Dia menyebut defisini kampanye merupakan tindakan dan usaha yang bertujuan mendapatkan pencapaian dukungan, menawarkan program, visi, misi dan citra diri.
“Jika di sebuah kampus atau tempat pendidikan lain sudah ada tulisan selamat datang kepada calon presiden atau wakil presiden, maka ini sudah termasuk citra diri dalam bentuk kampanye,” ucapnya.
Seharusnya, ujar Hufron, KPU menjelaskan tentang penggunaan fasilitas pemerintah, tempat ibadah, dan tempat pendidikan secara terperinci. Namun jika KPU tidak berani maka bisa melakukan revisi UU menggunakan asas Similia Similibus yaitu hal yang sama diperlakukan sama, pasangan calon presiden harus mempunyai perlakuan sama.

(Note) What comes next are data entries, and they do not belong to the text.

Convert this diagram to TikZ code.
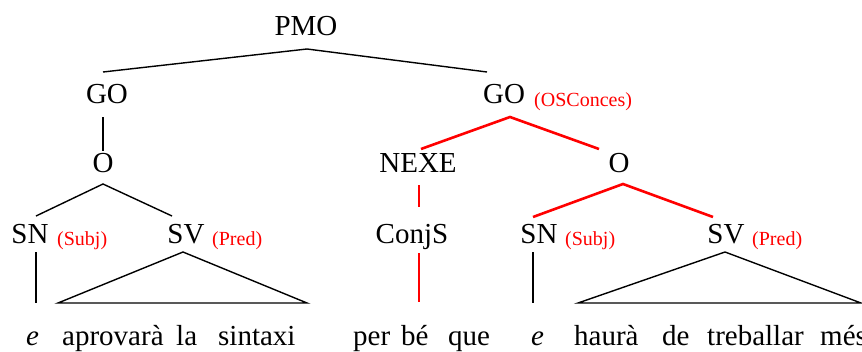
\documentclass[tikz,border=0pt]{standalone}
\usepackage{fontspec}
\setmainfont{Liberation Serif}
\begin{document}
\begin{tikzpicture}[x=1pt,y=-1pt,
  lbl/.style={inner sep=0pt, anchor=base, font=\fontsize{29}{34}\selectfont},
  fn/.style={inner sep=0pt, anchor=base west, text=red, font=\fontsize{20}{24}\selectfont},
  word/.style={inner sep=0pt, anchor=base west, font=\fontsize{29}{34}\selectfont},
  blk/.style={line width=1.4pt, black},
  hl/.style={line width=2.6pt, red}]
\useasboundingbox (0,0) rectangle (862,351);

% category labels
\node[lbl] (pmo)   at (306,35)  {PMO};
\node[lbl] (go1)   at (107,103) {GO};
\node[lbl] (o1)    at (103,172) {O};
\node[lbl] (sn1)   at (30,243)  {SN};
\node[lbl] (sv1)   at (186,243) {SV};
\node[lbl] (go2)   at (504,103) {GO};
\node[lbl] (nexe)  at (418,172) {NEXE};
\node[lbl] (o2)    at (619,172) {O};
\node[lbl] (conjs) at (412,243) {ConjS};
\node[lbl] (sn2)   at (539,243) {SN};
\node[lbl] (sv2)   at (726,243) {SV};

% functions
\node[fn] (f1) at (57,245)  {(Subj)};
\node[fn] (f2) at (212,245) {(Pred)};
\node[fn] (f3) at (534,106) {(OSConces)};
\node[fn] (f4) at (565,245) {(Subj)};
\node[fn] (f5) at (752,245) {(Pred)};

% sentence
\node[word] (w1)  at (26,345)  {\itshape e};
\node[word] (w2)  at (62,345)  {aprovarà};
\node[word] (w3)  at (176,345) {la};
\node[word] (w4)  at (218,345) {sintaxi};
\node[word] (w5)  at (353,345) {per};
\node[word] (w6)  at (401,345) {bé};
\node[word] (w7)  at (448,345) {que};
\node[word] (w8)  at (531,345) {\itshape e};
\node[word] (w9)  at (574,345) {haurà};
\node[word] (w10) at (662,345) {de};
\node[word] (w11) at (707,345) {treballar};
\node[word] (w12) at (820,345) {més};

% branch points
\coordinate (pmo-b)  at (307,49);
\coordinate (go1-t)  at (103,72);
\coordinate (go2-t)  at (487,72);
\coordinate (go1-b)  at (103,117);
\coordinate (o1-t)   at (103,151);
\coordinate (o1-b)   at (103,184);
\coordinate (sn1-t)  at (36,216);
\coordinate (sv1-t)  at (172,216);
\coordinate (sn1-b)  at (36,252);
\coordinate (w1-t)   at (36,303);
\coordinate (sv1-b)  at (183,252);
\coordinate (t1-l)   at (58,303);
\coordinate (t1-r)   at (307,303);
\coordinate (go2-b)  at (510,117);
\coordinate (nexe-t) at (421,149);
\coordinate (o2-t)   at (599,149);
\coordinate (nexe-b) at (419,185);
\coordinate (conj-t) at (419,207);
\coordinate (conj-b) at (419,253);
\coordinate (w5-t)   at (419,302);
\coordinate (o2-b)   at (623,184);
\coordinate (sn2-t)  at (533,217);
\coordinate (sv2-t)  at (713,217);
\coordinate (sn2-b)  at (533,252);
\coordinate (w8-t)   at (533,303);
\coordinate (sv2-b)  at (725,252);
\coordinate (t2-l)   at (578,303);
\coordinate (t2-r)   at (861,303);

% black branches
\draw[blk] (go1-t) -- (pmo-b) -- (go2-t);
\draw[blk] (go1-b) -- (o1-t);
\draw[blk] (sn1-t) -- (o1-b) -- (sv1-t);
\draw[blk] (sn1-b) -- (w1-t);
\draw[blk] (sv1-b) -- (t1-l) -- (t1-r) -- cycle;
\draw[blk] (sn2-b) -- (w8-t);
\draw[blk] (sv2-b) -- (t2-l) -- (t2-r) -- cycle;

% highlighted branches
\draw[hl] (nexe-t) -- (go2-b) -- (o2-t);
\draw[hl] (nexe-b) -- (conj-t);
\draw[hl] (conj-b) -- (w5-t);
\draw[hl] (sn2-t) -- (o2-b) -- (sv2-t);
\end{tikzpicture}
\end{document}
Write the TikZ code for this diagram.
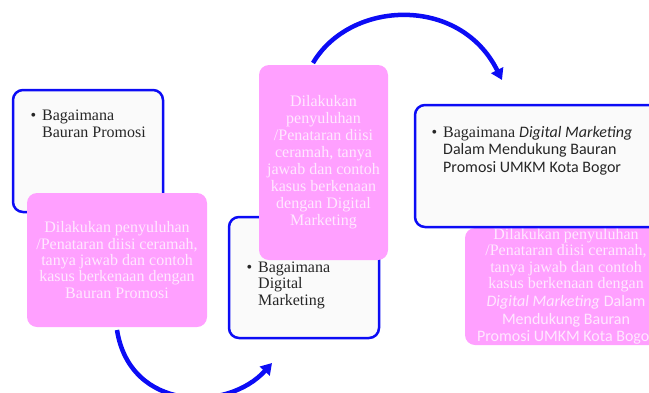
\documentclass[tikz,border=0pt]{standalone}
\usepackage{fontspec}
\setmainfont{Liberation Serif}
\newfontfamily\carlito{Carlito}
\usetikzlibrary{arrows.meta}

\definecolor{boxblue}{RGB}{12,12,245}
\definecolor{pinkfill}{RGB}{255,160,255}
\definecolor{pinktext}{RGB}{255,232,255}
\definecolor{paper}{RGB}{250,250,250}

\tikzset{
  whitebox/.style={draw=boxblue, line width=2.5pt, fill=paper, rounded corners=10pt, inner sep=0pt},
  pinkbox/.style={fill=pinkfill, rounded corners=10pt, inner sep=0pt, text=pinktext, align=center},
  bullettxt/.style={text=black!85, align=left, anchor=base west, inner sep=0pt, font=\fontsize{16}{16.5}\selectfont},
  flow/.style={draw=boxblue, line width=4.5pt, arrows={-Triangle[length=11pt,width=13pt]}}
}

\newcommand{\blt}{\llap{\textbullet\hspace{6pt}}}

\begin{document}
\begin{tikzpicture}[x=1pt,y=-1pt]
\useasboundingbox (0,0) rectangle (649,392);
\clip (0,0) rectangle (649,392);

\coordinate (arcAstart) at (117,330);
\coordinate (arcAend) at (272,363);
\coordinate (arcBstart) at (313,63);
\coordinate (arcBend) at (502,80);

	% first step: bauran promosi (base = last line)
	\node[whitebox, minimum width=150, minimum height=122] (bauranbox) at (88,151) {};
	\node[bullettxt] (baurantxt) at (42,137) {\blt Bagaimana\\Bauran Promosi};
	\node[pinkbox, minimum width=180, minimum height=134, font=\fontsize{16}{16.3}\selectfont] (bauranpink) at (117,260)
		{Dilakukan penyuluhan\\/Penataran diisi ceramah,\\tanya jawab dan contoh\\kasus berkenaan dengan\\Bauran Promosi};

	% second step: digital marketing
	\node[whitebox, minimum width=150, minimum height=121] (digitalbox) at (304,277.5) {};
	\node[bullettxt] (digitaltxt) at (258,305) {\blt Bagaimana\\Digital\\Marketing};
	\node[pinkbox, minimum width=129, minimum height=195, font=\fontsize{16}{17}\selectfont] (digitalpink) at (323.5,162.5)
		{Dilakukan\\penyuluhan\\/Penataran diisi\\ceramah, tanya\\jawab dan contoh\\kasus berkenaan\\dengan Digital\\Marketing};

	% third step: runs past the right edge
	\node[pinkbox, minimum width=202, minimum height=117, font=\fontsize{16}{16.3}\selectfont] (umkmpink) at (566,286.5)
		{Dilakukan penyuluhan\\/Penataran diisi ceramah,\\tanya jawab dan contoh\\kasus berkenaan dengan\\[1.5pt]
		 {\carlito\itshape Digital Marketing} {\carlito Dalam}\\[1.5pt]{\carlito Mendukung Bauran}\\[1.5pt]{\carlito Promosi UMKM Kota Bogor}};
	\node[whitebox, minimum width=255, minimum height=122] (umkmbox) at (542.5,166) {};
	\node[bullettxt, font=\fontsize{16}{17.5}\selectfont] (umkmtxt) at (443,172)
		{\blt Bagaimana {\carlito\itshape Digital Marketing}\\{\carlito Dalam Mendukung Bauran}\\{\carlito Promosi UMKM Kota Bogor}};

	% arrows between steps
	\draw[flow] (arcAstart) .. controls (130,412) and (228,412) .. (arcAend);
	\draw[flow] (arcBstart) .. controls (350,0) and (460,-5) .. (arcBend);

\end{tikzpicture}
\end{document}
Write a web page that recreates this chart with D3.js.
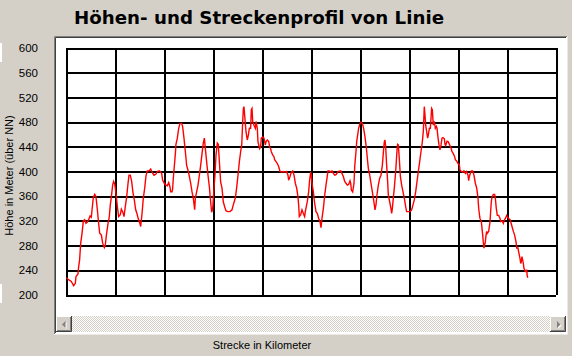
<!DOCTYPE html>
<html><head><meta charset="utf-8">
<script src="https://cdn.jsdelivr.net/npm/d3@7"></script>
<style>
html,body{margin:0;padding:0;background:#d4d0c8;}
svg{display:block;font-family:"Liberation Sans",Arial,sans-serif;}
</style></head>
<body>
<svg id="c" width="572" height="356"></svg>
<script>
// ---- data ----
const chartTitle = "Höhen- und Streckenprofil von Linie";
const yAxisTitle = "Höhe in Meter (über NN)";
const xAxisTitle = "Strecke in Kilometer";
const yTicks = [200,240,280,320,360,400,440,480,520,560,600];
const xGridKm = [0,5,10,15,20,25,30,35,40,45,50];
// profile: [km, height in m]
const profileA = [[0.03,228],[0.34,224],[0.54,222],[0.78,215],[0.95,219],[1.02,230],[1.22,234],[1.29,246],[1.39,257],[1.50,284],[1.63,299],[1.77,320],[1.90,322],[2.04,316],[2.18,318],[2.31,322],[2.45,328],[2.58,326],[2.69,343],[2.79,358],[2.93,363],[3.06,359],[3.20,338],[3.33,316],[3.44,300],[3.61,297],[3.74,284],[3.91,277],[4.01,281],[4.12,297],[4.29,316],[4.42,327],[4.52,346],[4.63,359],[4.76,378],[4.86,384],[4.97,380],[5.10,365],[5.24,343],[5.37,327],[5.54,330],[5.65,339],[5.78,335],[5.92,327],[6.05,343],[6.19,359],[6.33,381],[6.43,394],[6.56,394],[6.70,384],[6.84,365],[6.97,354],[7.11,338],[7.24,332],[7.38,323],[7.52,317],[7.62,311],[7.76,332],[7.89,357],[8.03,373],[8.16,393],[8.30,401],[8.47,401],[8.64,404],[8.81,398],[8.98,394],[9.18,396],[9.32,400],[9.52,401]];
const profileB = [[9.76,397],[9.86,386],[10.03,381],[10.20,378],[10.34,377],[10.48,382],[10.61,375],[10.68,367],[10.82,367],[10.88,372],[10.95,389],[11.05,408],[11.16,429],[11.22,444],[11.36,454],[11.50,470],[11.63,478],[11.80,478],[11.90,473],[12.04,454],[12.18,432],[12.31,410],[12.45,402],[12.59,392],[12.72,381],[12.86,367],[12.99,357],[13.13,338],[13.20,357],[13.33,367],[13.47,378],[13.61,394],[13.74,410],[13.88,429],[14.01,446],[14.12,454],[14.22,437],[14.35,416],[14.49,394],[14.63,375],[14.76,351],[14.86,334],[14.97,340],[15.03,354],[15.10,373],[15.20,394],[15.31,427],[15.44,446],[15.54,444],[15.65,416],[15.78,383],[15.92,373],[16.05,351],[16.19,343],[16.33,336],[16.53,335],[16.73,335],[16.94,338],[17.07,346],[17.28,357],[17.41,373],[17.55,394],[17.69,416],[17.82,432],[17.93,443],[18.03,481],[18.10,502],[18.16,505],[18.23,491],[18.37,464],[18.50,451],[18.61,459],[18.71,470],[18.84,470],[18.91,500],[18.98,502],[19.05,481],[19.18,475],[19.32,470],[19.39,481],[19.52,470],[19.59,448]];
const profileC = [[19.76,437],[19.86,440],[19.93,454],[20.07,456],[20.20,454],[20.34,443],[20.41,448],[20.54,451],[20.68,449],[20.78,440],[20.88,437],[20.95,432],[21.09,427],[21.22,424],[21.29,419],[21.43,416],[21.56,413],[21.70,408],[21.84,400],[21.97,399],[22.18,400],[22.38,399],[22.52,400],[22.65,394],[22.72,386],[22.86,392],[22.99,399],[23.13,401],[23.27,394],[23.40,381],[23.54,373],[23.67,359],[23.74,346],[23.81,327],[23.95,330],[24.08,338],[24.22,332],[24.35,327],[24.42,335],[24.52,343],[24.63,352],[24.76,367],[24.86,386],[24.97,399],[25.03,394],[25.10,381],[25.24,367],[25.37,349],[25.51,335],[25.65,332],[25.78,324],[25.92,319],[26.02,309],[26.12,324],[26.26,340],[26.40,362],[26.53,378],[26.63,389],[26.73,401],[26.87,401],[27.01,399],[27.14,401],[27.28,397],[27.42,394],[27.55,395],[27.76,400],[28.03,401],[28.16,397],[28.30,392],[28.44,384],[28.57,381],[28.71,378],[28.84,379],[28.98,385],[29.05,381],[29.12,370],[29.25,367],[29.39,381],[29.46,408]];
const profileD = [[29.59,432],[29.66,448],[29.76,459],[29.86,470],[29.97,476],[30.10,480],[30.24,478],[30.37,470],[30.51,456],[30.65,438],[30.75,421],[30.85,405],[30.99,394],[31.12,381],[31.26,367],[31.39,354],[31.53,338],[31.63,346],[31.73,362],[31.87,378],[32.01,389],[32.14,394],[32.28,410],[32.42,438],[32.48,448],[32.55,451],[32.62,440],[32.72,410],[32.82,384],[32.89,362],[33.03,351],[33.16,340],[33.23,332],[33.30,340],[33.40,357],[33.50,373],[33.64,400],[33.78,435],[33.84,444],[33.91,443],[34.01,421],[34.12,392],[34.25,378],[34.39,367],[34.52,357],[34.66,343],[34.76,335],[34.93,335],[35.10,335],[35.27,338],[35.41,346],[35.54,354],[35.68,367],[35.82,384],[35.95,400],[36.09,416],[36.22,432],[36.36,448],[36.46,465],[36.56,505],[36.63,492],[36.70,475],[36.80,465],[36.90,454],[36.97,459],[37.08,470],[37.18,470],[37.31,502],[37.38,500],[37.48,475],[37.58,481],[37.69,470],[37.79,473],[37.86,470],[37.93,459],[37.99,451],[38.06,443],[38.16,435],[38.27,443],[38.37,454],[38.47,455],[38.61,453],[38.67,444],[38.74,442],[38.88,449],[39.01,448],[39.15,443],[39.29,438]];
const profileE = [[39.39,432],[39.52,429],[39.66,424],[39.73,419],[39.86,417],[40.00,413],[40.14,411],[40.20,402],[40.34,400],[40.48,399],[40.61,401],[40.75,397],[40.88,400],[41.02,394],[41.09,385],[41.16,392],[41.26,397],[41.36,401],[41.50,401],[41.63,394],[41.77,381],[41.91,373],[42.04,357],[42.11,340],[42.24,324],[42.38,319],[42.45,308],[42.52,297],[42.58,286],[42.65,276],[42.72,281],[42.79,286],[42.86,297],[42.93,303],[42.99,300],[43.13,303],[43.27,319],[43.33,335],[43.40,351],[43.47,359],[43.61,363],[43.74,363],[43.81,357],[43.91,340],[44.01,329],[44.15,329],[44.29,324],[44.35,319],[44.49,320],[44.63,316],[44.69,320],[44.83,324],[44.97,329],[45.03,327],[45.17,324],[45.31,322],[45.37,319],[45.51,311],[45.65,303],[45.78,297],[45.92,286],[45.99,276],[46.12,276],[46.19,270],[46.33,259],[46.40,251],[46.46,254],[46.53,262],[46.67,251],[46.73,243],[46.80,241],[46.87,238],[46.94,238],[47.01,241],[47.07,230],[47.14,228]];
const profile = profileA.concat(profileB, profileC, profileD, profileE);

// ---- drawing ----
const svg = d3.select("#c");
const W = 572, H = 356;
const plot = {left:66, right:556, top:48, bottom:295};
const x = d3.scaleLinear().domain([0,50]).range([plot.left, plot.right]);
const y = d3.scaleLinear().domain([200,600]).range([plot.bottom, plot.top]);

// background
svg.append("rect").attr("width",W).attr("height",H).attr("fill","#d4d0c8");
// small white marks at left edge
svg.append("rect").attr("x",0).attr("y",43).attr("width",2).attr("height",19).attr("fill","#ffffff");
svg.append("rect").attr("x",0).attr("y",284).attr("width",2).attr("height",19).attr("fill","#ffffff");

// title
svg.append("text").attr("x",74).attr("y",24)
  .attr("font-size",18).attr("font-weight","bold").attr("fill","#000")
  .attr("font-family","'DejaVu Sans',Verdana,sans-serif")
  .attr("textLength",370).attr("lengthAdjust","spacingAndGlyphs")
  .text(chartTitle);

// sunken panel
svg.append("rect").attr("x",54).attr("y",36).attr("width",514).attr("height",298).attr("fill","#ffffff");
svg.append("path").attr("d","M54.5,334V36.5H567").attr("fill","none").attr("stroke","#808080");
svg.append("path").attr("d","M55.5,333V37.5H566").attr("fill","none").attr("stroke","#404040");
svg.append("path").attr("d","M55,333.5H566.5V37").attr("fill","none").attr("stroke","#ffffff");
svg.append("path").attr("d","M54,334.5H567.5V36").attr("fill","none").attr("stroke","#ece9e2");

// vertical grid
svg.append("g").attr("transform",`translate(0,${plot.bottom})`)
  .call(d3.axisBottom(x).tickValues(xGridKm).tickSize(-(plot.bottom-plot.top)).tickFormat(""))
  .call(g=>g.select(".domain").remove())
  .call(g=>g.selectAll(".tick line").attr("stroke","#000").attr("stroke-width",2).attr("shape-rendering","crispEdges"));

// horizontal grid + labels
svg.append("g").attr("transform",`translate(${plot.left},0)`)
  .call(d3.axisLeft(y).tickValues(yTicks).tickSize(-(plot.right-plot.left)).tickPadding(28).tickFormat(d3.format("d")))
  .call(g=>g.select(".domain").remove())
  .call(g=>g.selectAll(".tick line").attr("stroke","#000").attr("stroke-width",2).attr("shape-rendering","crispEdges"))
  .call(g=>g.selectAll(".tick text").attr("fill","#000").attr("font-size",11.5)
      .attr("font-family","'Liberation Sans',Arial,sans-serif"));

// profile line
svg.append("path").datum(profile)
  .attr("fill","none").attr("stroke","#ff0000").attr("stroke-width",1.4)
  .attr("stroke-linejoin","miter")
  .attr("d", d3.line().x(d=>x(d[0])).y(d=>y(d[1])));

// axis titles
svg.append("text").attr("transform","translate(12.5,175.5) rotate(-90)")
  .attr("text-anchor","middle").attr("font-size",11).attr("fill","#000").text(yAxisTitle);
svg.append("text").attr("x",262).attr("y",349)
  .attr("text-anchor","middle").attr("font-size",11).attr("fill","#000").text(xAxisTitle);

// scrollbar
const defs = svg.append("defs");
const pat = defs.append("pattern").attr("id","chk").attr("width",2).attr("height",2).attr("patternUnits","userSpaceOnUse");
pat.append("rect").attr("width",2).attr("height",2).attr("fill","#ffffff");
pat.append("rect").attr("x",0).attr("y",0).attr("width",1).attr("height",1).attr("fill","#d4d0c8");
pat.append("rect").attr("x",1).attr("y",1).attr("width",1).attr("height",1).attr("fill","#d4d0c8");
svg.append("rect").attr("x",56).attr("y",316).attr("width",510).attr("height",16).attr("fill","url(#chk)");

function button(x0, dir){
  const g = svg.append("g").attr("transform",`translate(${x0},316)`);
  g.append("rect").attr("width",16).attr("height",16).attr("fill","#d4d0c8");
  g.append("path").attr("d","M0.5,15V0.5H15").attr("stroke","#ffffff").attr("fill","none");
  g.append("path").attr("d","M0,15.5H15.5V0").attr("stroke","#404040").attr("fill","none");
  g.append("path").attr("d","M1,14.5H14.5V1").attr("stroke","#808080").attr("fill","none");
  if(dir<0){
    g.append("path").attr("d","M6,8.5L9.5,5V12Z").attr("fill","#ffffff").attr("transform","translate(1,1)");
    g.append("path").attr("d","M6,8.5L9.5,5V12Z").attr("fill","#808080");
  } else {
    g.append("path").attr("d","M7,5L10.5,8.5L7,12Z").attr("fill","#ffffff").attr("transform","translate(1,1)");
    g.append("path").attr("d","M7,5L10.5,8.5L7,12Z").attr("fill","#808080");
  }
}
button(56,-1);
button(550,1);
</script>
</body></html>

“Dalam konteks seperti ini bawaslu belum terlihat taringnya jika melihat seorang pejabat negara yang juga menjadi calon presiden menggunakan fasilitas negara untuk kampanye. Jika hal ini diabaikan maka Dewan Kehormatan Penyelenggara Pemilu harus bertindak, apakah ada dugaan pelanggaran pemilu apa tidak? Sehingga semua pihak bekerja untuk menyukseskan pemilu 2019,” imbuhnya.
Hufron menekankan, sekali ada pelanggaran jika tidak ditindak maka akan menjadi penyakit kronis yang akan terulang. Misalnya banyak terjadi kasus pasangan incumbent yang sulit ditegakkan karena faktor kedekatan hubungan politik sehingga peserta pemilu mendapatkan kesempatan yang tidak sama atau tidak adil.
“Untuk mencapai pemilu yang berintegritas dan bermartabat, semua harus bekerja, baik KPU, Bawaslu dan DKPP,” pungkasnya.